Originally Posted by midapo
I took the sender out and cleaned it. some of the insulation on the wiring was bad. I taped that, put it back together, still the same. I got my ohms meter and checked it and got no reading. So I ordered a new sensor. Will I have to take the battery cables loose for a while to reset the computer in order to get it out of limp mode?
​​​​​​

I took RPM sensor out and cleaned the outside, the wires and the plug contacts. The 1st ~1/2” of both wires were bare of insulation, out from the sensor, and had indications on the base of the remaining insulation as though an epoxy encapsulation had broken away, leaving the wire exposed. I coated them with silicone sealant to reinsulate them and let them cure before reinstalling. There is a very tight clearance between the sensor and the vacuum pump, which would explain how the base of the wires became exposed the 1st time this sensor was ever removed.

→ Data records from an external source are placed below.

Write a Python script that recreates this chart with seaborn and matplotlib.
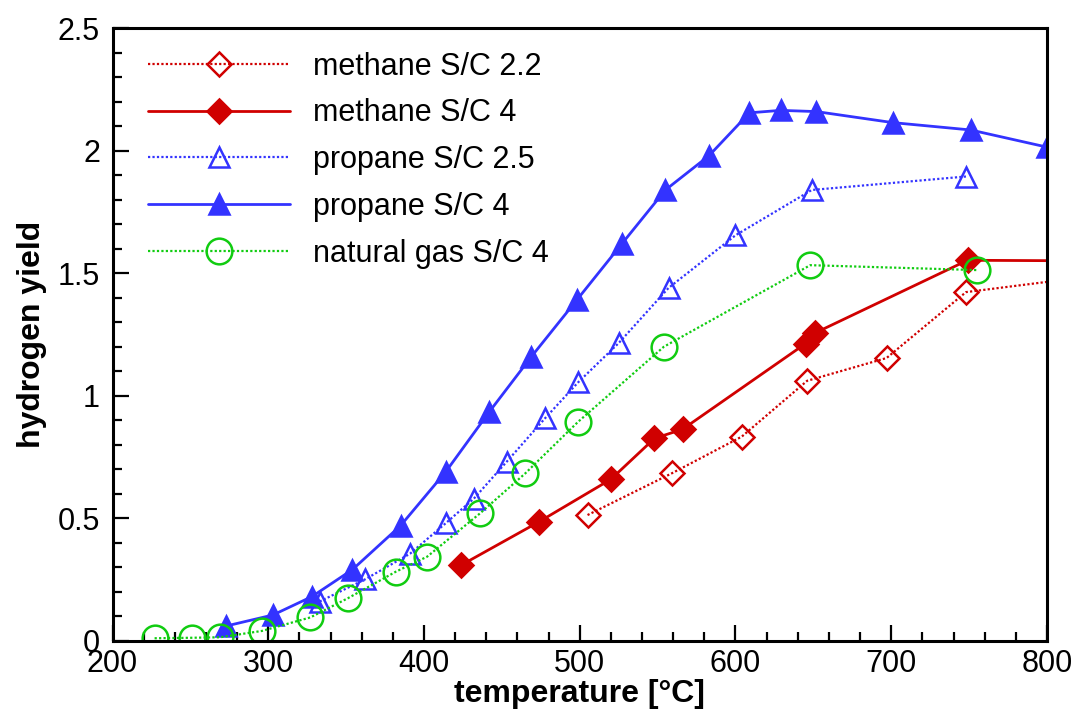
import matplotlib
matplotlib.use("Agg")
import matplotlib.pyplot as plt
from matplotlib.ticker import MultipleLocator
import seaborn as sns

# temperature [°C] and hydrogen yield
ch4_22_t = [505, 559, 604, 646, 697, 748, 850]
ch4_22_y = [0.513, 0.683, 0.833, 1.061, 1.154, 1.423, 1.505]

ch4_4_t = [424, 474, 520, 548, 566, 645, 651, 749, 850]
ch4_4_y = [0.309, 0.486, 0.659, 0.826, 0.863, 1.213, 1.256, 1.553, 1.55]

c3_25_t = [333, 362, 391, 414, 432, 453, 478, 499, 525, 557, 600, 649, 748]
c3_25_y = [0.16, 0.25, 0.355, 0.48, 0.58, 0.73, 0.91, 1.055, 1.215, 1.44, 1.655, 1.84, 1.895]

c3_4_t = [273, 303, 328, 354, 385, 414, 442, 469, 498, 527, 555, 583, 609, 629, 652, 701, 751, 800]
c3_4_y = [0.06, 0.105, 0.18, 0.29, 0.47, 0.69, 0.935, 1.16, 1.39, 1.62, 1.84, 1.98,
          2.155, 2.165, 2.16, 2.115, 2.085, 2.015]

ng_4_t = [227, 251, 269, 296, 327, 351, 382, 402, 436, 465, 499, 554, 648, 755]
ng_4_y = [0.01, 0.012, 0.014, 0.04, 0.095, 0.173, 0.282, 0.343, 0.52, 0.683, 0.894, 1.2, 1.533, 1.513]

RED = "#d00000"
BLUE = "#3333ff"
GREEN = "#11cc11"
DOTTED = (0, (1, 1))

sns.set_style("ticks")
plt.rcParams['font.family'] = ['Liberation Sans', 'DejaVu Sans']
plt.rcParams['text.color'] = 'black'
plt.rcParams['axes.labelcolor'] = 'black'
plt.rcParams['xtick.color'] = 'black'
plt.rcParams['ytick.color'] = 'black'

fig = plt.figure(figsize=(10.79, 7.13), dpi=100)
ax = fig.add_axes([0.1043, 0.1014, 0.866, 0.8589])

# label, x, y, colour, line style, marker, filled, marker size
series = [
    ("methane S/C 2.2", ch4_22_t, ch4_22_y, RED, DOTTED, "D", False, 12.5),
    ("methane S/C 4", ch4_4_t, ch4_4_y, RED, "-", "D", True, 12.5),
    ("propane S/C 2.5", c3_25_t, c3_25_y, BLUE, DOTTED, "^", False, 14.5),
    ("propane S/C 4", c3_4_t, c3_4_y, BLUE, "-", "^", True, 14.5),
    ("natural gas S/C 4", ng_4_t, ng_4_y, GREEN, DOTTED, "o", False, 18.5),
]

for label, t, y, color, ls, marker, filled, ms in series:
    sns.lineplot(x=t, y=y, ax=ax, color=color, linestyle=ls,
                 linewidth=2.0 if ls == "-" else 1.6,
                 marker=marker, markersize=ms,
                 markerfacecolor=color if filled else "none",
                 markeredgecolor=color, markeredgewidth=1.8,
                 sort=False, estimator=None, label=label)

ax.set_xlim(200, 800)
ax.set_ylim(0, 2.5)
ax.xaxis.set_major_locator(MultipleLocator(100))
ax.xaxis.set_minor_locator(MultipleLocator(20))
ax.yaxis.set_major_locator(MultipleLocator(0.5))
ax.yaxis.set_minor_locator(MultipleLocator(0.1))
ax.set_yticks([0, 0.5, 1, 1.5, 2, 2.5], ["0", "0.5", "1", "1.5", "2", "2.5"])

ax.tick_params(which="both", direction="in", width=1.6, labelsize=22, color="black",
               labelcolor="black")
ax.tick_params(which="major", length=11.5)
ax.tick_params(which="minor", length=6.5)
ax.tick_params(axis="x", pad=6)
ax.tick_params(axis="y", pad=9)

for side in ax.spines.values():
    side.set_linewidth(2.2)
    side.set_color("black")

ax.set_xlabel("temperature [°C]", fontsize=23, fontweight="bold", labelpad=0)
ax.set_ylabel("hydrogen yield", fontsize=23, fontweight="bold", labelpad=8)

ax.legend(loc="upper left", bbox_to_anchor=(0.038, 0.962), frameon=False,
          fontsize=22, handlelength=4.65, handletextpad=0.75,
          labelspacing=0.55, borderpad=0, borderaxespad=0)

fig.savefig("out.png", dpi=100)
plt.close(fig)
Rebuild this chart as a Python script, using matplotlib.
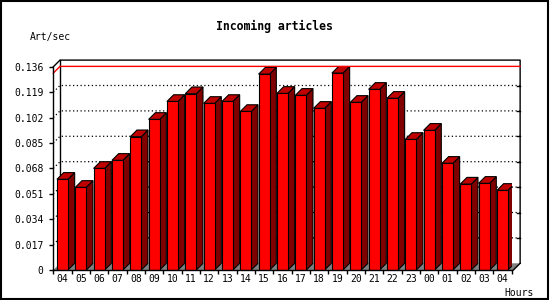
import matplotlib
matplotlib.use("Agg")
import matplotlib.pyplot as plt
from matplotlib.patches import Polygon, Rectangle
import numpy as np

hours = ['04', '05', '06', '07', '08', '09', '10', '11', '12', '13', '14', '15',
         '16', '17', '18', '19', '20', '21', '22', '23', '00', '01', '02', '03', '04']
rates = [0.0607, 0.0553, 0.0680, 0.0734, 0.0892, 0.1008, 0.1128, 0.1180, 0.1115,
         0.1128, 0.1061, 0.1311, 0.1182, 0.1169, 0.1082, 0.1318, 0.1122, 0.1209,
         0.1149, 0.0874, 0.0935, 0.0714, 0.0575, 0.0580, 0.0533]
yticks = [0, 0.017, 0.034, 0.051, 0.068, 0.085, 0.102, 0.119, 0.136]
ytick_labels = ['0', '0.017', '0.034', '0.051', '0.068', '0.085', '0.102', '0.119', '0.136']

font = 'DejaVu Sans Mono'
n = len(hours)
ymax = yticks[-1]

fig = plt.figure(figsize=(5.5, 3), dpi=100)
fig.patch.set_facecolor('white')
ax = fig.add_axes([53.3 / 550, 30 / 300, 458.3 / 550, 203.2 / 300])
ax.set_xlim(0, n)
ax.set_ylim(0, ymax)
ax.patch.set_visible(False)

# depth of the fake 3d look, in data units (about 6.7 px)
dx = 6.7 / (458.3 / n)
dy = 6.7 * ymax / 203.2
right = n + 0.1

# back plane
ax.plot([0, dx, right + dx, right + dx], [ymax, ymax + dy, ymax + dy, dy],
        color='black', lw=1, clip_on=False, zorder=1)
ax.plot([dx, dx], [dy, ymax + dy], color='black', lw=1, clip_on=False, zorder=1)

# floor
ax.add_patch(Polygon([(0, 0), (right, 0), (right + dx, dy), (dx, dy)],
                     closed=True, fc='#808080', ec='none', clip_on=False, zorder=1))
ax.plot([right, right + dx], [0, dy], color='black', lw=1, clip_on=False, zorder=2)

# dotted grid on the back plane + right ticks
for v in yticks[1:-1]:
    ax.plot([0, dx, right + dx], [v, v + dy, v + dy], color='black', lw=0.9,
            linestyle=(0, (1, 2)), clip_on=False, zorder=1)
    ax.plot([right + dx - 0.16, right + dx], [v + dy, v + dy], color='black',
            lw=1, clip_on=False, zorder=1)

# max line
m = max(rates)
ax.plot([0, dx, right + dx], [m, m + dy, m + dy], color='#ff0000', lw=1,
        clip_on=False, zorder=1.5)

# bars
x = np.arange(n) + 0.5
w = 0.6
for xc, v in zip(x, rates):
    xl, xr = xc - w / 2, xc + w / 2
    ax.add_patch(Polygon([(xr, 0), (xr + dx, dy), (xr + dx, v + dy), (xr, v)],
                         closed=True, fc='#800000', ec='black', lw=0.8, zorder=3))
    ax.add_patch(Polygon([(xl, v), (xl + dx, v + dy), (xr + dx, v + dy), (xr, v)],
                         closed=True, fc='#c00000', ec='black', lw=0.8, zorder=3))
ax.bar(x, rates, width=w, color='#ff0000', edgecolor='black', linewidth=0.8, zorder=4)

# axes
for s in ['top', 'right']:
    ax.spines[s].set_visible(False)
for s in ['left', 'bottom']:
    ax.spines[s].set_linewidth(1)
    ax.spines[s].set_zorder(5)

ax.set_yticks(yticks)
ax.set_yticklabels(ytick_labels, family=font, fontsize=7)
ax.tick_params(axis='y', direction='out', length=3, width=1, pad=4)

ax.set_xticks(np.arange(n + 1))
ax.set_xticklabels([])
ax.set_xticks(x, minor=True)
ax.set_xticklabels(hours, minor=True, family=font, fontsize=7)
ax.tick_params(axis='x', which='major', direction='out', length=3, width=1)
ax.tick_params(axis='x', which='minor', length=0, pad=3)

fig.text(274 / 550, 1 - 26.7 / 300, 'Incoming articles', family=font,
         fontsize=8.3, fontweight='bold', ha='center', va='center')
fig.text(50 / 550, 1 - 37 / 300, 'Art/sec', family=font, fontsize=7,
         ha='center', va='center')
fig.text(519 / 550, 1 - 292.5 / 300, 'Hours', family=font, fontsize=7,
         ha='center', va='center')

fig.patches.append(Rectangle((0.001, 0.002), 0.996, 0.995, transform=fig.transFigure,
                             fill=False, ec='black', lw=1.5))

fig.savefig('out.png', dpi=100)
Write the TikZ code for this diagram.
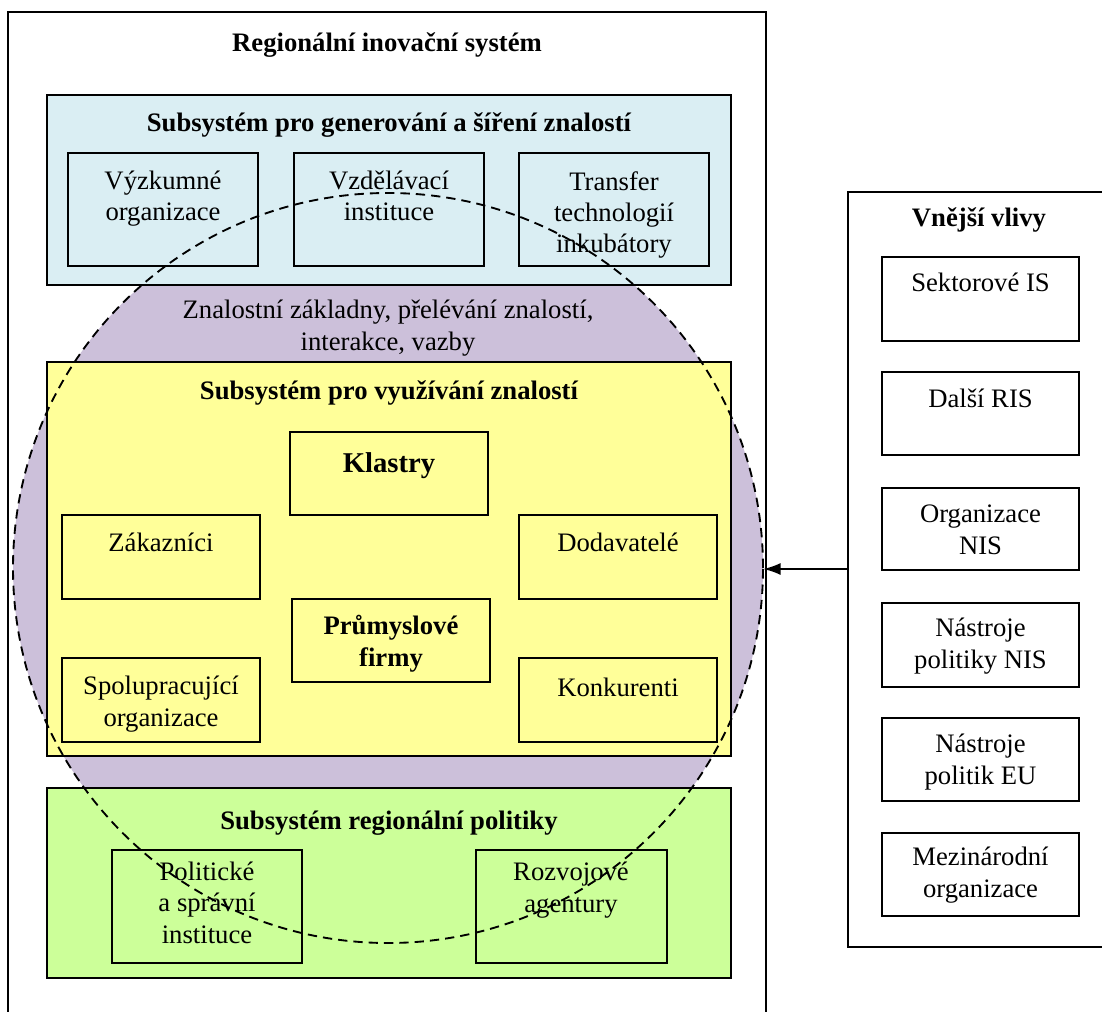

Incidentally (or perhaps more importantly?), while inspecting the sensor before cleaning it, I noticed a (~1/16” thick) buildup of what looked to be fine metallic/magnetic powder mixed with engine oil on the center of the face of the sensor. Obviously this was iron wear particulates from the engine oil that had adhered to the magnetic sensor over the 125k miles on this truck. I wiped that completely clean.

Upon reinstalling, my tachometer went from consistently reading ZERO below ~1000 rpm, to working consistently and seemingly accurately, throughout the operating range.

MY THEORY:
I believe this sensor utilizes the “Hall Effect” principal. As the teeth on a gear/sprocket pass by, in close proximity to the face of the sensor, a voltage pulse is generated within a coil surrounding a magnet housed within the sensor. The two wires are connected to this coil and transmit these voltage pulses to the tachometer assembly where they are processed into movement of the tach needle and a signal to my eo4d transmission control module. I suspect that the tiny blob of magnetic material on the sensor face was distorting the magnetic field just enough to reduce the voltage pulse below detectable levels at low rpms. It’s been a while since my high school physics class, but I believe the faster the tooth passes through the field produced by the magnet embedded within the sensor, the higher the induced voltage in the coil; thereby explaining why the tachometer worked at higher engine RPMs.

I have had problems with a my transmission overdrive “off” light flashing within moments of touching the brake, whenever I was decelerating with the engine at idle after pulling a hill. I had codes 23,67, and 14 (which was in “continuous memory”) prior to this work.

I will post further if my tach acts up again anytime soon, or if this doesn’t resolve the transmission trouble codes.